– Временно?
– К сожалению, на всю жизнь.
Глядя куда-то в сторону, Петровский добавил:
– Сейчас речь не о том. Надо суметь сохранить ему жизнь...
Потом вместе с Вишневским они ушли в ординаторскую, пили чай с баранками...
Когда зашили, Сергей Павлович задышал, сморщил лицо, начал болезненно , потягиваться, – так часто бывает после наркоза. Гебель стоял спиной к операционному столу, наполнял шприц, когда почувствовал, будто кто-то толкнул его в спину. Он обернулся. Зрачки Королева медленно поползли вверх. Пульс встал. В операционной – Гебель и Королев, никого больше. Георгий Яковлевич побежал в ординаторскую-Нина Ивановна с ужасом увидела бегущих в операционную Петровского и Вишневского...
Вишневский с Гебелем начали колоть в сердце адреналин.
– Ты не можешь попасть! – жарко зашептал Вишневский.
– Это ты не можешь попасть! – Гебель впервые назвал академика на «ты».
Сердце молчало...
Через несколько часов на вскрытии патологоанатом скажет:
– Вообще непонятно, как он ходил с таким сердцем...

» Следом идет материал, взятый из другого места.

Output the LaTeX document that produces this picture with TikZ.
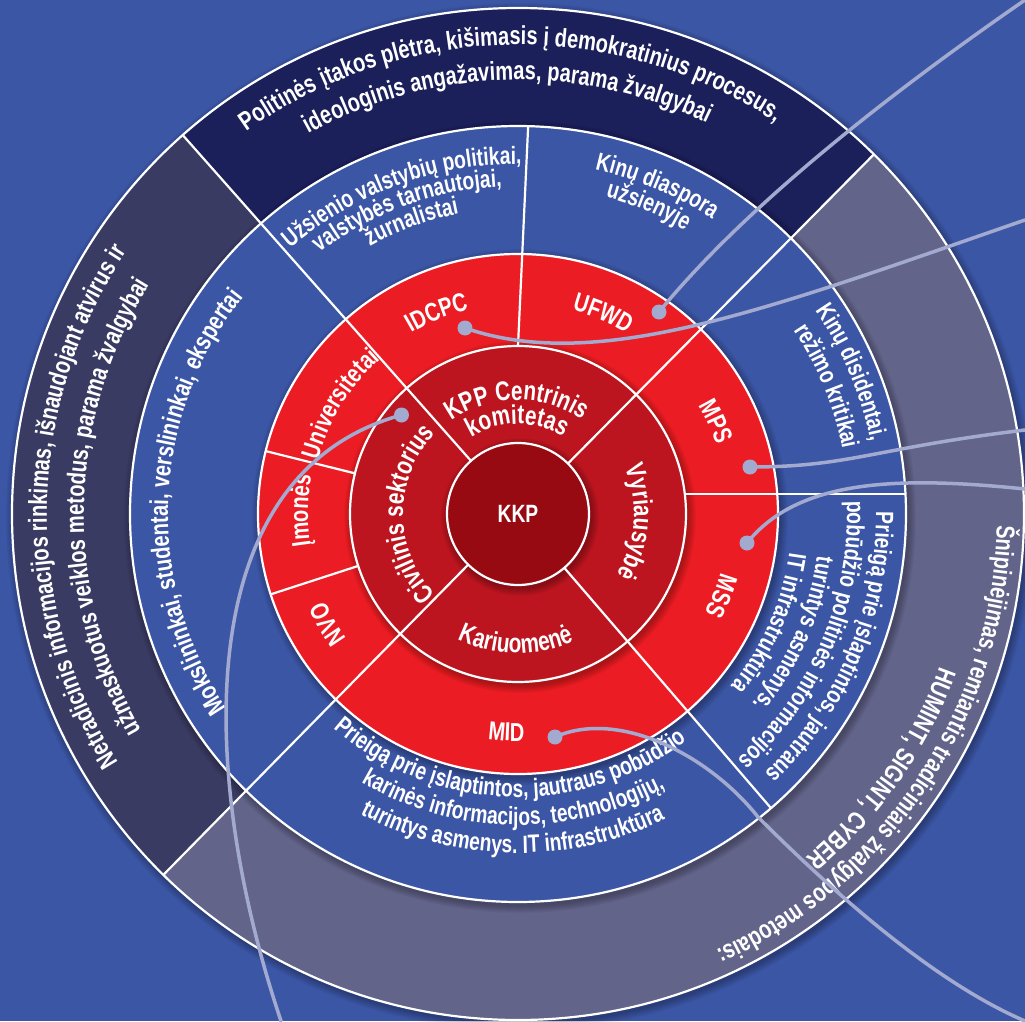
\documentclass[tikz,border=0pt]{standalone}
\usepackage{fontspec}
\setmainfont{Liberation Sans}[FakeStretch=0.77]
\usetikzlibrary{decorations.text}

\definecolor{bgblue}{HTML}{3C56A6}
\definecolor{navyband}{HTML}{1B1F5A}
\definecolor{slateband}{HTML}{3A3B63}
\definecolor{greyband}{HTML}{63648A}
\definecolor{redring}{HTML}{EC1C24}
\definecolor{darkring}{HTML}{BC1520}
\definecolor{corered}{HTML}{980A12}
\definecolor{linkcol}{HTML}{A3AAD0}

\tikzset{sep/.style={draw=white,line width=2.2pt},
	halo/.style={fill=black,opacity=0.035},
	ringtext/.style={decorate,decoration={text along path,text align=center,text color=white,text={#1}}},
	link/.style={draw=linkcol,line width=3.5pt,line cap=round},
	dot/.style={circle,fill=linkcol,minimum size=15pt,inner sep=0pt,outer sep=0pt}}

\newcommand{\bandfont}{\bfseries\fontsize{26}{26}\selectfont}
\newcommand{\sectfont}{\bfseries\fontsize{25}{25}\selectfont}
\newcommand{\unitfont}{\bfseries\fontsize{26}{26}\selectfont}
\newcommand{\corefont}{\bfseries\fontsize{27}{27}\selectfont}
\newcommand{\kkpfont}{\bfseries\fontsize{25}{25}\selectfont}
% text on an arc, read clockwise (letters face outwards)
\newcommand{\cwtext}[4]{\path[ringtext={|#3|#4}] (#1+80:#2) arc[start angle=#1+80,end angle=#1-80,radius=#2pt];}
% text on an arc, read anticlockwise (letters face inwards)
\newcommand{\ccwtext}[4]{\path[ringtext={|#3|#4}] (#1-80:#2) arc[start angle=#1-80,end angle=#1+80,radius=#2pt];}

\begin{document}
\begin{tikzpicture}[x=1pt,y=1pt]
\useasboundingbox (-518,-507) rectangle (507,514);
\clip (-518,-507) rectangle (507,514);
\fill[bgblue] (-518,-507) rectangle (507,514);

% outer band
\foreach \k in {1,...,8} {
	\fill[halo] (2,-3) circle[radius=506pt+\k pt];
};
\fill[greyband] (0,0) circle[radius=506pt];
\fill[navyband] (0,0) -- (45.3:506) arc[start angle=45.3,end angle=131.5,radius=506pt] -- cycle;
\fill[slateband] (0,0) -- (131.5:506) arc[start angle=131.5,end angle=225.5,radius=506pt] -- cycle;
% rings, each with a soft shadow
\foreach \r/\c in {388/bgblue,260/redring,168/darkring,71/corered} {
	\foreach \k in {1,...,8} {
		\fill[halo] (2,-3) circle[radius=\r pt+\k pt];
	};
	\fill[\c] (0,0) circle[radius=\r pt];
};

% separators
\foreach \a in {45.3,131.5,225.5} {
	\draw[sep] (\a:71) -- (\a:506);
};
\draw[sep] (-49.3:71) -- (-49.3:388);
\draw[sep] (90:168) -- (88.5:388);
\draw[sep] (166.8,20) -- (387.5,20);
\foreach \a in {166,198} {
	\draw[sep] (\a:168) -- (\a:260);
};
\foreach \r in {71,168,260,388,506} {
	\draw[sep] (0,0) circle[radius=\r pt];
};

% outer band texts
\cwtext{91}{469}{\bandfont}{Politinės įtakos plėtra, kišimasis į demokratinius procesus,}
\cwtext{91.5}{434}{\bandfont}{ideologinis angažavimas, parama žvalgybai}
\cwtext{179}{471}{\bandfont}{Netradicinis informacijos rinkimas, išnaudojant atvirus ir}
\cwtext{179}{434}{\bandfont}{užmaskuotus veiklos metodus, parama žvalgybai}
\cwtext{-33.5}{479}{\bandfont}{Šnipinėjimas, remiantis tradiciniais žvalgybos metodais:}
\cwtext{-35}{448}{\bandfont}{HUMINT, SIGINT, CYBER}

% blue ring texts
\cwtext{110}{350}{\sectfont}{Užsienio valstybių politikai,}
\cwtext{110}{328}{\sectfont}{valstybės tarnautojai,}
\cwtext{110}{306}{\sectfont}{žurnalistai}
\cwtext{67}{353}{\sectfont}{Kinų diaspora}
\cwtext{67}{329}{\sectfont}{užsienyje}
\cwtext{23}{360}{\sectfont}{Kinų disidentai,}
\cwtext{22.5}{331}{\sectfont}{režimo kritikai}
\cwtext{-23}{358}{\sectfont}{Prieigą prie įslaptintos, jautraus}
\cwtext{-23}{329}{\sectfont}{pobūdžio politinės informacijos}
\cwtext{-23.5}{302}{\sectfont}{turintys asmenys.}
\cwtext{-23.5}{274}{\sectfont}{IT infrastruktūra}
\ccwtext{268}{283}{\sectfont}{Prieigą prie įslaptintos, jautraus pobūdžio}
\ccwtext{269}{311}{\sectfont}{karinės informacijos, technologijų,}
\ccwtext{269}{339}{\sectfont}{turintys asmenys. IT infrastruktūra}
\cwtext{177.7}{350}{\bandfont}{Mokslininkai, studentai, verslininkai, ekspertai}

% red ring texts
\cwtext{112}{210}{\unitfont}{IDCPC}
\cwtext{67}{211}{\unitfont}{UFWD}
\cwtext{25}{210}{\unitfont}{MPS}
\cwtext{-22}{211}{\unitfont}{MSS}
\ccwtext{267}{227}{\unitfont}{MID}
\cwtext{210}{212}{\unitfont}{NVO}
\cwtext{179}{210}{\unitfont}{Įmonės}
\cwtext{148.3}{207}{\unitfont}{Universitetai}

% inner ring texts
\cwtext{90.5}{114}{\corefont}{KPP Centrinis}
\cwtext{90.5}{90}{\corefont}{komitetas}
\cwtext{-4}{116}{\corefont}{Vyriausybė}
\cwtext{180}{115}{\corefont}{Civilinis sektorius}
\ccwtext{269}{139}{\corefont}{Kariuomenė}

\node[text=white,font=\kkpfont] (kkp) at (0,0) {KKP};

% connectors
\node[dot] (pUFWD) at (141,202) {};
\node[dot] (pIDCPC) at (-53,186) {};
\node[dot] (pMPS) at (232,47) {};
\node[dot] (pMSS) at (229,-29) {};
\node[dot] (pCiv) at (-116.5,99) {};
\node[dot] (pMID) at (37,-223) {};
\coordinate (eUFWD) at (507,514);
\coordinate (eIDCPC) at (507,294);
\coordinate (eMPS) at (507,84);
\coordinate (eMSS) at (507,25);
\coordinate (eCiv) at (-237,-507);
\coordinate (eMID) at (507,-507);

\draw[link] (pUFWD.center) .. controls (231,312) and (381,427) .. (eUFWD);
\draw[link] (pIDCPC.center) .. controls (80,140) and (250,205) .. (eIDCPC);
\draw[link] (pMPS.center) .. controls (332,47) and (357,66) .. (eMPS);
\draw[link] (pMSS.center) .. controls (280,35) and (380,38) .. (eMSS);
\draw[link] (pCiv.center) .. controls (-330,40) and (-320,-260) .. (eCiv);
\draw[link] (pMID.center) .. controls (100,-195) and (190,-240) .. (240,-303) .. controls (350,-413) and (437,-477) .. (eMID);

\end{tikzpicture}
\end{document}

Гебель утверждает: совесть Петровского как хирурга абсолютно чиста.
Пусть так...
Где-то что-то захлопало, зазвенело, и Нина Ивановна всем существом своим остро ощутила, что надвигается что-то страшное. Все пространство, ее окружающее, стало деформироватьсся в некую засасывающую воронку, и время скручивалось в ней в тугой и плотный шнур неразделимых минут.
Потом Петровский:
– Мужайтесь, все кончено...
Существуют медицинские книги, в которых анализируются рассказы людей, переживших клиническую смерть и возвращенных с того света. Почти все они вспоминали, что они словно летели сквозь какой-то темный тоннель навстречу стремительно заполняющему все вокруг ослепительному свету.

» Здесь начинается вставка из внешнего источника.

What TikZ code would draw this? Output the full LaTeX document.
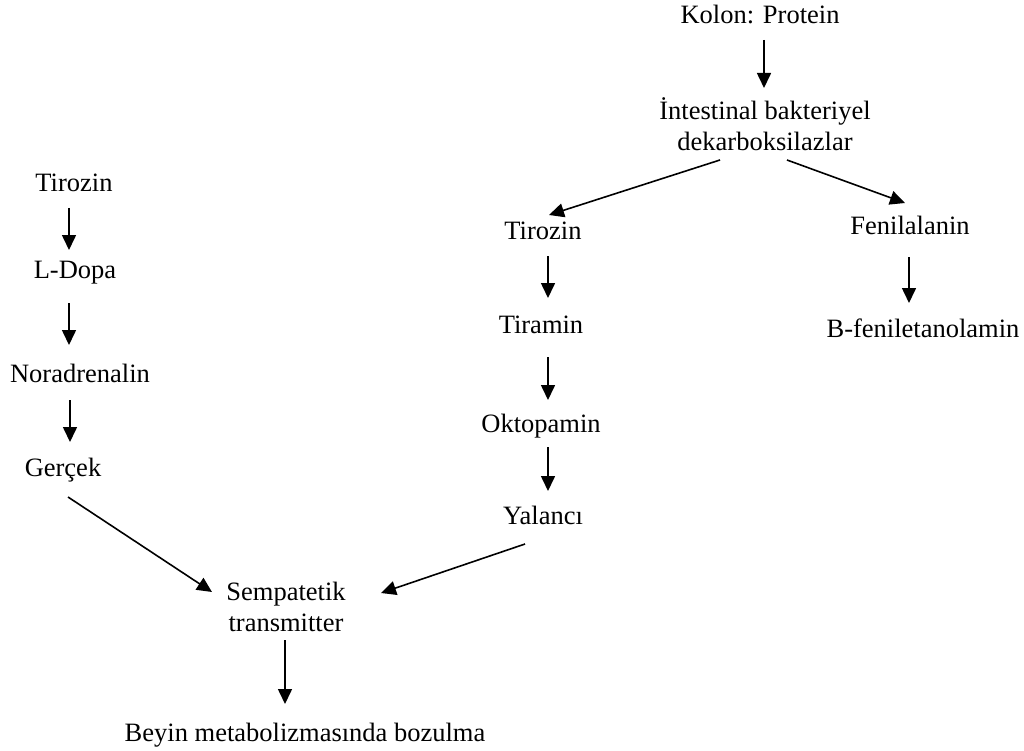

Это похоже на ракетный старт.
***
«Так мало людей одного поколения, которые соединяют ясное понимание сущности вещей с сильным чувством глубоко человеческих побуждений и способностью действовать с большой энергией, – писал Альберт Эйнштейн. – Когда такой человек покидает нас, образуется пустота, которая кажется невыносимой для тех, кто остается».

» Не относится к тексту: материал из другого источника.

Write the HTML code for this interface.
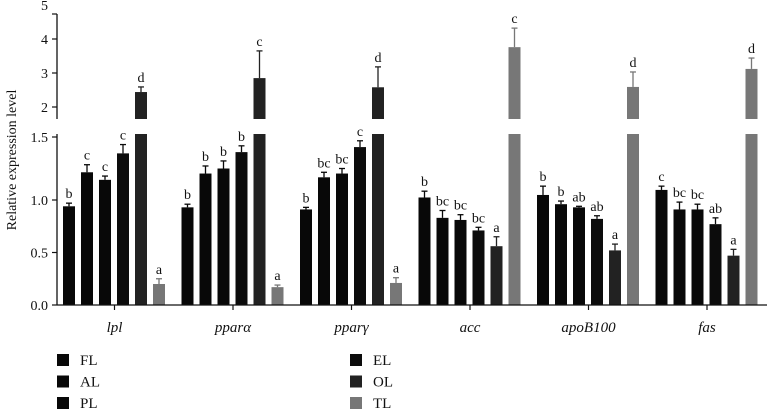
<!DOCTYPE html>
<html><head><meta charset="utf-8"><style>
body{margin:0;background:#fff;width:767px;height:410px;overflow:hidden}
svg text{font-family:"Liberation Serif","DejaVu Serif",serif;fill:#111}
</style></head><body>
<svg id="chart" width="767" height="410" xmlns="http://www.w3.org/2000/svg" font-family="Liberation Serif, serif"></svg>
<script>
const genes=["lpl","pparα","pparγ","acc","apoB100","fas"];
const series=["FL","AL","PL","EL","OL","TL"];
const valFL=[0.94,0.93,0.91,1.02,1.04,1.08];
const valAL=[1.22,1.21,1.18,0.83,0.96,0.91];
const valPL=[1.16,1.25,1.21,0.81,0.93,0.91];
const valEL=[1.37,1.38,1.42,0.71,0.82,0.77];
const valOL=[2.44,2.85,2.58,0.56,0.52,0.47];
const valTL=[0.20,0.17,0.21,3.76,2.59,3.12];
const errFL=[0.03,0.03,0.02,0.05,0.07,0.03];
const errAL=[0.06,0.06,0.04,0.07,0.03,0.07];
const errPL=[0.03,0.06,0.04,0.05,0.01,0.05];
const errEL=[0.07,0.05,0.05,0.03,0.03,0.06];
const errOL=[0.15,0.80,0.60,0.09,0.06,0.06];
const errTL=[0.05,0.02,0.05,0.56,0.44,0.32];
const letFL=["b","b","b","b","b","c"];
const letAL=["c","b","bc","bc","b","bc"];
const letPL=["c","b","bc","bc","ab","bc"];
const letEL=["c","b","c","bc","ab","ab"];
const letOL=["d","c","d","a","a","a"];
const letTL=["a","a","a","c","d","d"];
const lowTicks=[0,0.5,1.0,1.5];
const upTicks=[2,3,4];
const vals=[valFL,valAL,valPL,valEL,valOL,valTL];
const errs=[errFL,errAL,errPL,errEL,errOL,errTL];
const lets=[letFL,letAL,letPL,letEL,letOL,letTL];
const colors=["#080808","#080808","#080808","#0c0c0c","#222","#777"];
const svg=document.getElementById('chart');const NS="http://www.w3.org/2000/svg";
function mk(t,a,p){const e=document.createElementNS(NS,t);for(const k in a)e.setAttribute(k,a[k]);(p||svg).appendChild(e);return e;}
const X0=57,LOWTOP=134,UPBOT=119,UPTOP=14;
function yLow(v){return v<=1?305-v*105:200-(v-1)*126;}
function yUp(v){return 107-(v-2)*34;}
function yAny(v){return v<=1.53?yLow(v):yUp(v);}
function xBar(g,s){return 63+g*118.5+s*18;}
for(let g=0;g<genes.length;g++){for(let s=0;s<6;s++){
 const v=vals[s][g],e=errs[s][g],x=xBar(g,s),w=12;
 if(v<=1.53){const b=mk('rect',{x:x,y:yLow(v),width:w,height:305-yLow(v),fill:colors[s]});
  }
 else{const b1=mk('rect',{x:x,y:LOWTOP,width:w,height:305-LOWTOP,fill:colors[s]});
  
  const b2=mk('rect',{x:x,y:yUp(v),width:w,height:UPBOT-yUp(v),fill:colors[s]});
  }
 const yt=yAny(v),ye=yAny(v+e),cx=x+w/2;
 mk('line',{x1:cx,y1:yt,x2:cx,y2:ye,stroke:colors[s],'stroke-width':1.3});
 mk('line',{x1:cx-3,y1:ye,x2:cx+3,y2:ye,stroke:colors[s],'stroke-width':1.3});
 const t=mk('text',{x:cx,y:ye-5,'text-anchor':'middle','font-size':14});t.textContent=lets[s][g];
 
}}
mk('line',{x1:X0,y1:LOWTOP,x2:X0,y2:305.5,stroke:'#111','stroke-width':1.3});
mk('line',{x1:X0,y1:UPTOP,x2:X0,y2:UPBOT,stroke:'#111','stroke-width':1.3});
mk('line',{x1:X0,y1:305,x2:767,y2:305,stroke:'#111','stroke-width':1.3});
lowTicks.forEach(v=>{const y=yLow(v);mk('line',{x1:X0-5,y1:y,x2:X0,y2:y,stroke:'#111','stroke-width':1.2});
 const t=mk('text',{x:X0-9,y:y+5,'text-anchor':'end','font-size':14});t.textContent=v.toFixed(1);
 });
upTicks.forEach(v=>{const y=yUp(v);mk('line',{x1:X0-5,y1:y,x2:X0,y2:y,stroke:'#111','stroke-width':1.2});
 const t=mk('text',{x:X0-9,y:y+5,'text-anchor':'end','font-size':14});t.textContent=v;
 });
{const t=mk('text',{x:X0-9,y:10,'text-anchor':'end','font-size':14});t.textContent='5';
 
 mk('line',{x1:X0-5,y1:UPTOP,x2:X0,y2:UPTOP,stroke:'#111','stroke-width':1.2});}
const yt=mk('text',{x:0,y:0,'font-size':14,'text-anchor':'middle',transform:'translate(16,160) rotate(-90)'});yt.textContent='Relative expression level';

genes.forEach((g,i)=>{const cx=xBar(i,0)+51.5;mk('line',{x1:cx,y1:305,x2:cx,y2:310,stroke:'#111','stroke-width':1.2});
 const t=mk('text',{x:cx,y:332,'text-anchor':'middle','font-size':15,'font-style':'italic'});t.textContent=g;
 });
series.forEach((s,i)=>{const col=i<3?57:350,row=i%3,y=360+row*21.5;
 const g=mk('g',{});
 mk('rect',{x:col,y:y-6,width:12,height:12,fill:colors[i]},g);
 const t=mk('text',{x:col+23,y:y+5,'font-size':15},g);t.textContent=s;});
</script>
</body></html>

Пустоту эту многие почувствовали мгновенно, как только Мишину в ОКБ позвонил Бурназян и страшная весть полетела по корпусам с невероятной скоростью. Вскоре в кабинете Мишина собрались: Макеев, Крюков, Хомяков, секретарь парткома Тишкин. Они и написали некролог. Мишин звонил Брежневу, просил опубликовать. Черток отвез некролог Сербину в ЦК. Брежнев прочел, кивнул: «Можно даже „усилить“...» Так Королева рассекретили.
Валентин Петрович Глушко проводил в своем кабинете совещание, когда ему позвонили по «кремлевке» и рассказали о случившемся. Он выслушал, повесил трубку и, обратившись к собравшимся, сказал:
– Скончался Сергей Павлович. – Выдержав короткую паузу, спросил: – Так на чем мы остановились?..
Гроб с телом Королева был установлен в Колонном зале Дома союзов. До некролога люди не слышали его фамилию, но народу было много. Лицо Сергея Павловича в гробу показалось мне измученным...
17 января вечером – было уже совсем темно – траурный кортеж двинулся в крематорий у Даниловского монастыря. Гроб въехал в печь в 21 час 17 минут.
Круг земного существования Королева замкнулся.
Первую ночь после смерти Сергея Павловича Юра Гагарин провел в останкинском доме. Утром сказал:
– Я не буду Гагариным, если не доставлю на Луну прах Королева!
Через несколько месяцев Нина Ивановна вспомнила эти слова и спросила Юру: было ли такое? Он признал, что часть праха у него. Нина Ивановна сказала, что так делать нельзя, что это не по-христиански, прах нельзя делить. Гагарин обещал вернуть. Вскоре он погиб. О прахе Королева знал Владимир Комаров – по поручению Гагарина он и спускался в преисподнюю московского крематория, ему и отсыпали прах. Но Комаров погиб еще раньше Гагарина. Где этот прах? Спрашивал Алексея Леонова. Он подтвердил:
– Да, это действительно так. Мы хотели похоронить часть праха Королева на Луне. Я участвовал в несостоявшейся лунной программе и тоже поддерживал эту идею. Прах я видел у Юры. Где он сейчас, не знаю...
Ночью урну с прахом Королева, привезенную из крематория, установили в Колонном зале, и снова с утра 18 января потекла нескончаемая вереница людей, которые пришли проститься с Главным конструктором.